Friday, November 12, 2010

Haters Gonna Hate

Belakangan ini, entah di media atau kehidupan sehari-hari, banyak yang sedang mempermasalahkan perbedaan. Perbedaan nilai, tepatnya. Awalnya sih saya santai-santai aja, malah kadang-kadang suka ikutan ngomongin orang yang terlihat berbeda. Konformitas, mungkin. Yang jelas saya nggak ngerasa apa yang kami lakuin itu salah. Sampe kemudian, saya mulai gerah dengan komentar orang-orang yang berlebihan. Dilebih-lebihkan, tepatnya.

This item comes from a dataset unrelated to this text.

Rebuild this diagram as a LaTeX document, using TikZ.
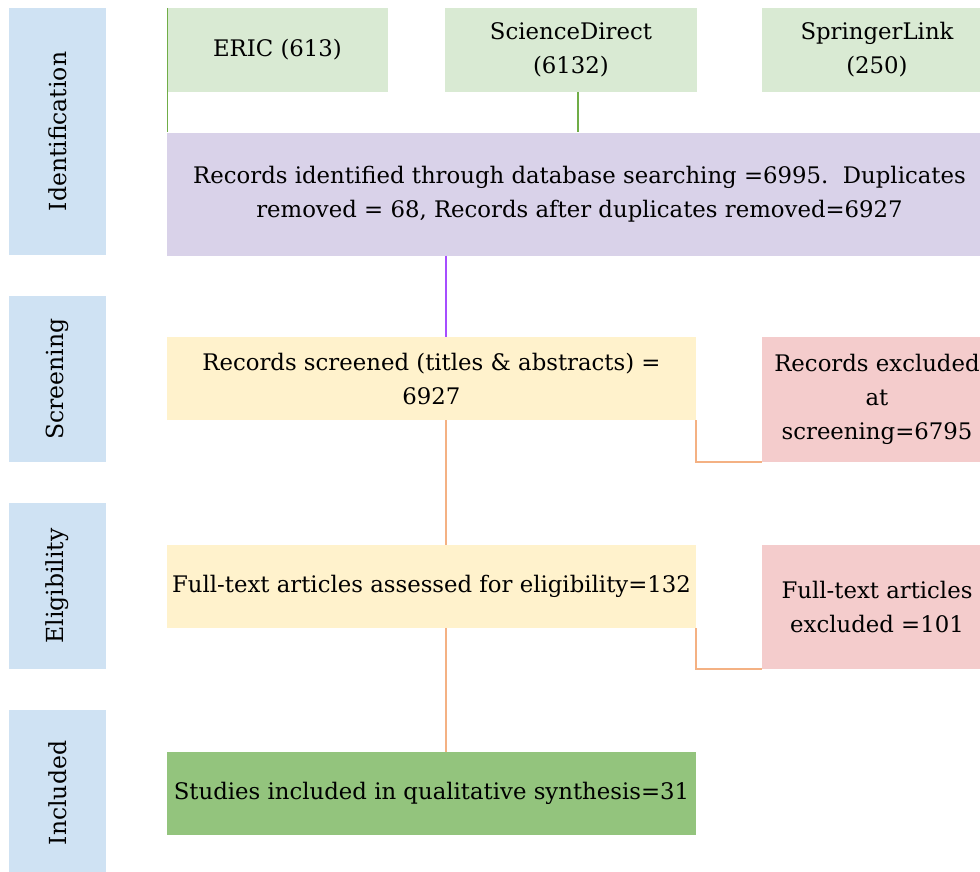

Hey, kok bisa sih kalian sebenci itu sama orang yang nggak kalian kenal secara personal? Itu yang jadi pikiran saya. Kalau yang diomongin itu orang yang dikenal dan memang ngelakuin kesalahan fatal, itu menurut saya masih bisa ditolerir (meskipun ngomongin orang emang nggak baik sih, tapi kalau penyebabnya jelas ya manusiawi kan?). Tapi kalau yang diomongin itu cuma bisa diliat di televisi atau bisa diliat langsung tapi nggak pernah ngobrol dan tuker pikiran sama kita, kok rasanya konyol kalau kita benci sama mereka. Kenal juga enggak.

Lagi pula, tau darimana kalau mereka lebih buruk daripada kita? Berbeda bukan berarti salah, kan? Gimana kalau kita (dan kebanyakan orang lain) ternyata yang salah?

Ibu saya pernah bilang gini, "jangan ngejelek-jelekin orang yang belum tentu nggak lebih bagus dari kamu, dong."

Bisa jadi mereka - orang-orang yang kita ketawain - ngelakuin hal itu justru karena punya integritas loh. Bisa jadi mereka justru tipikal orang yang tetap kekeuh menjalani prinsipnya meskipun diomongin kanan-kiri. Bisa mereka tahu kalau ada banyak orang yang akan selalu nggak suka dengan mereka, apapun itu yang mereka kerjain. Haters gonna hate, lovers gonna love.


Gimana kalo kita sama-sama menghargai nilai (yang dianut) masing-masing? Gimana kalo kita saling menghargai sudut pandang masing-masing?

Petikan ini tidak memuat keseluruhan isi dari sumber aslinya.